I have 9 apples on my miniature self-fertilising apple tree. This is an all time record for me! In the last two years I had zero apples and before that my all time record was 2. The difference... this year I managed to remove some catapillers in Spring, deter an army of ants and I gave it some feed. So far so good!

I've noticed a growing ant population on my property in Northern Ireland. They are tiny like the ones in Florida and their bite is just as bad!

Monday, 6 September 2010

Onion Red Baron

Let's just say... not much in, not much out.

Bought a pack of onion bulbs half price in late Spring and stuck them out in the ground between other plants.

Some are pictured here just out of the ground... they should have been about 3xs bigger! They reached a whopping 1 to 1.5 inches.
I'll pretend they're minis (shallots) for better flavour!
Variety: Onion Red Baron. 200 grams, 99pence.

Sunday, 5 September 2010

Aster & Fennel

I like mixing herbs, veg and flowers...

Variety: Bronze Fennel Herb. Perennial.
The fennel is just outside my back door. I haven't done alot of cooking with fennel. It's supposed to be good with fish, pork or veal. It's also supposed to aid slimmers with digestion of fatty foods (I better start making fennel tea!).

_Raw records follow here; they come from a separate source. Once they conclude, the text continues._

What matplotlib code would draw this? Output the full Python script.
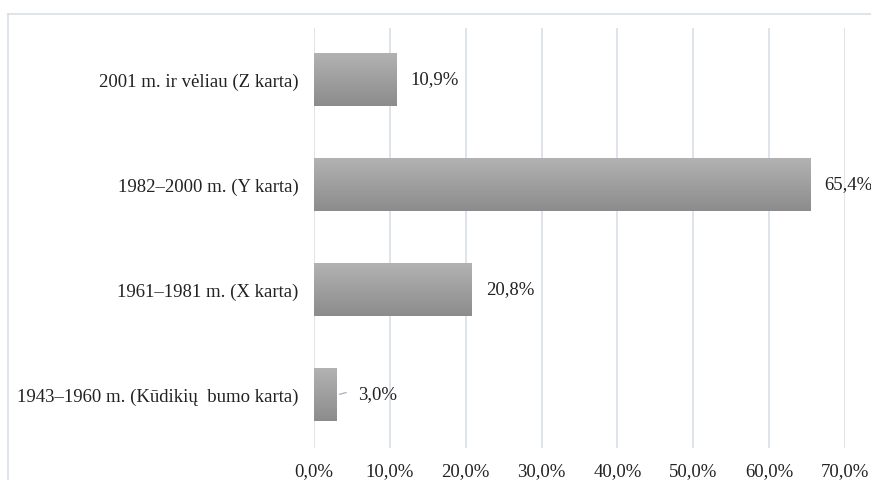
import numpy as np
import matplotlib.pyplot as plt
from matplotlib.lines import Line2D
from matplotlib.colors import LinearSegmentedColormap

categories = ["1943–1960 m. (Kūdikių  bumo karta)", "1961–1981 m. (X karta)",
              "1982–2000 m. (Y karta)", "2001 m. ir vėliau (Z karta)"]
values = [3.0, 20.8, 65.4, 10.9]
xticks = [0, 10, 20, 30, 40, 50, 60, 70]

plt.rcParams['font.family'] = ['Liberation Serif', 'DejaVu Serif']
grid_col = '#d9dee6'
txt_col = '#222222'
fs = 13.5

fig = plt.figure(figsize=(8.71, 4.8), dpi=100)
ax = fig.add_axes([314 / 871, 1 - 447.5 / 480, 531 / 871, 420 / 480])

# chart frame (only the top and left edges fall inside the image)
fig.add_artist(Line2D([8 / 871, 1], [1 - 14 / 480] * 2, color=grid_col, lw=1.2))
fig.add_artist(Line2D([8 / 871] * 2, [0, 1 - 14 / 480], color=grid_col, lw=1.2))

bar_cmap = LinearSegmentedColormap.from_list('bar', ['#8c8c8c', '#b2b2b2'])
y = np.arange(len(categories))
h = 0.5
grad = np.linspace(0, 1, 64).reshape(-1, 1)
for yi, v in zip(y, values):
    # vertical gradient, light on top
    ax.imshow(grad, cmap=bar_cmap, aspect='auto', origin='lower',
              extent=[0, v, yi - h / 2, yi + h / 2], zorder=2)
    label = f"{v:.1f}%".replace('.', ',')
    if v < 5:
        ax.annotate('', xy=(v, yi), xytext=(v + 1.6, yi + 0.03),
                    arrowprops=dict(arrowstyle='-', color='#a9b6c6', lw=1))
        ax.annotate(label, (v, yi), xytext=(15, 0), textcoords='offset points',
                    va='center', ha='left', fontsize=fs, color=txt_col)
    else:
        ax.annotate(label, (v, yi), xytext=(10, 0), textcoords='offset points',
                    va='center', ha='left', fontsize=fs, color=txt_col,
                    annotation_clip=False)

ax.set_xlim(0, 70)
ax.set_ylim(-0.5, len(categories) - 0.5)
ax.set_yticks(y)
ax.set_yticklabels(categories, fontsize=fs, color=txt_col)
ax.set_xticks(xticks)
ax.set_xticklabels([f"{t:.1f}%".replace('.', ',') for t in xticks],
                   fontsize=fs, color=txt_col)
ax.tick_params(axis='both', length=0)
ax.tick_params(axis='y', pad=11)
ax.tick_params(axis='x', pad=11)
ax.grid(axis='x', color=grid_col, lw=1.2, zorder=0)
ax.set_axisbelow(True)
for s in ax.spines.values():
    s.set_visible(False)

fig.savefig('out.png', dpi=100)
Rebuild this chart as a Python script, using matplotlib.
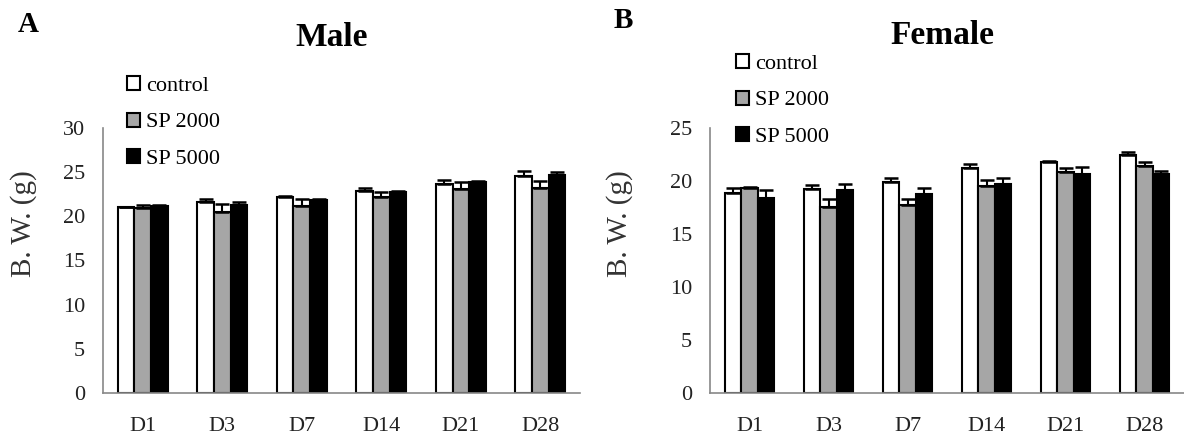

Variety: Aster Ostrich Plume Mix. Half Hardy Annual.
The asters were grown from seed in May/June (2-3 plants pictured in pot). The asters I planted in borders seem to have wilted and look sickly. Don't think I'd bother with asters again. (Aster wearing dog collar). Suttons Seeds, Cottage Garden Collection, 5 variety seeds, £4.25.

Half-hardy Annual means... plants are frost-tender; they germinate, flower and die all in one year.

Edible Flowers Page - has been updated.

Friday, 3 September 2010

Edible Flowers

I've set up a new blog page called 'Edible Flowers'. I'll be adding to it over the months with ideas on how edible flowers can be used.

In Northern Ireland, it's the year of the cupcake craze! Corporate functions are serving tea/coffee and cupcakes. Even weddings are going down the cupcake route.

I don't think the flowers on this cupcake are edible? However they look great. (Wouldn't fancy bitting into one...)

Thursday, 2 September 2010

Clashy or sassy

Pink and red... clash or sass?
Crocosmia bulbs (insert below) are good value as they multiply every year and produce loads of flowers. Pictured with a traditional  rose shrub planted by previous owners (not sure of variety). They both put on a good show every summer. 

Variety: Crocosmia Lucifer. Height: 100cm (3ft). Spread: 60cm. Time to divide plants: March to May. Flowering period: August to Sept.

The tree at the far right corner of the photo above is a dwarf tree called - Harry Lauder's Walking Stick. Its leaves are crinkled in summer (pictured above). Its best feature is in winter; it loses its leaves and has catkins (left winter insert).

Wednesday, 1 September 2010


Perennial Phlox - A friend came to my garden one day and asked, "Is that a weed?" I said no, but I actually wasn't sure... A work colleague had given me a carload of perennial plants one Autumn from her garden. I was delighted, brought them home & planted them in 'holding' areas until I could figure out what they were. The phlox is one of the plants.                      
I love this type of phlox! Its tall, pretty, pink, scented, makes good cut flowers, and it's no fuss! I'll be dividing it in Spring to make more.            
Time to divide plants: March to April.         
Flowering period: July to October. Height: 120cm (approx 4 ft).